Maybe Altman gives Carver's people more interesting or eccentric jobs than they originally had; maybe he condescends to them occasionally; maybe one story that is his own and Barhydt's invention is melodramatically overweening. Nevertheless, this movie works. In part, that's because Altman and Carver do share one important characteristic: short attention spans. They like to touch a moment and move quickly on. True to his title, Altman does not linger on any of his stories. Nobody is ever on long enough to grow tedious, and his linkages between stories (the screenwriters used color-coded file cards pinned to a bulletin board to keep them straight) are wonderfully inventive and set up very curious resonances. "I kind of wish it were shorter," says Altman, "but this is what it is. It's like having a kid who's seven feet tall. What do you do? You buy him a new bed and hope he can play basketball."

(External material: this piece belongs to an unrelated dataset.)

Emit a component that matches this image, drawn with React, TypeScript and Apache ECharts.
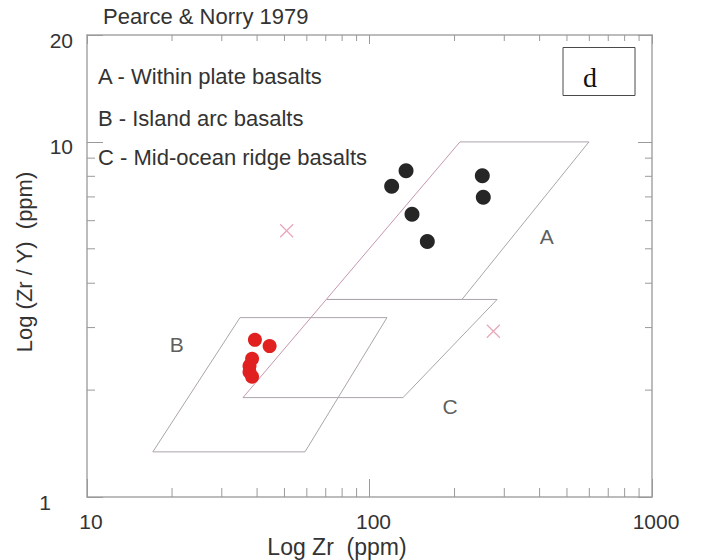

If Altman's impatience with conventional narrative animates his film, so does his patience with and trust of actors. He's always been a man who encourages his performers to riff on a script's themes, and they respond with astonishing brio. "This movie was like a symphony, with Bob serving as the conductor," says one of his featured players, Matthew Modine. "It created a tremendous amount of pressure because you have to understand where you're at, when you come in, and what your role is. It's like a musician standing in front of these two big timpani drums. All he may have to do is hit them two times, but there's a tremendous potential for missing his cue and throwing everything off." Says Altman: "These parts aren't found in everyday movies. Here, suddenly, the actors can really create a character and play the moment, without worrying that they have to murder someone in the third act."
It may be unfair to single anyone out of this extraordinary cast, but the lunatic self-assurance of Tim Robbins as a motorcycle cop stealing his own children's dog (he hates the mutt), conducting an affair and covering his absences with tall tales of undercover drug investigations is hatefully hilarious. His braying boldness represents one emotional extreme in the picture. The other (the one that touches the most lives, and whose story is structurally the center of the film) is played, with great delicacy, by Andie MacDowell and Bruce Davison as the couple trying to cope with their child's hit-and-run accident.
Between these poles, Jack Lemmon contributes a self-justifying monologue about a long-ago but devastating marital infidelity that is haunting in its self-delusions. Jennifer Jason Leigh as the mom with a sideline in dirty talk and Anne Archer as a woman whose part-time job is clowning for school kids superbly represent lower-middle-class economic desperation. And then there's Julianne Moore, whose doctor-husband (Modine) obsessively pesters her about a one-night stand she may or may not have had years ago. When she finally makes her long confession, she is half-naked -- a brave actor's choice, signaling not eroticism but vulnerability.
That quality is Short Cuts' great redeeming grace. But it is Altman's refusal to linger on it sentimentally, his joyous appreciation of his actors' wicked inventiveness, and everyone's passionate, quick-witted desire to expose the vagaries of human behavior under quotidian pressure that simply sweep you up and sweep away whatever doubts you may have about its grand design. It is, finally, as a richly pulsating, hugely entertaining human comedy -- antic, wayward, glancing -- that Short Cuts bemuses, amuses and finally entrances us.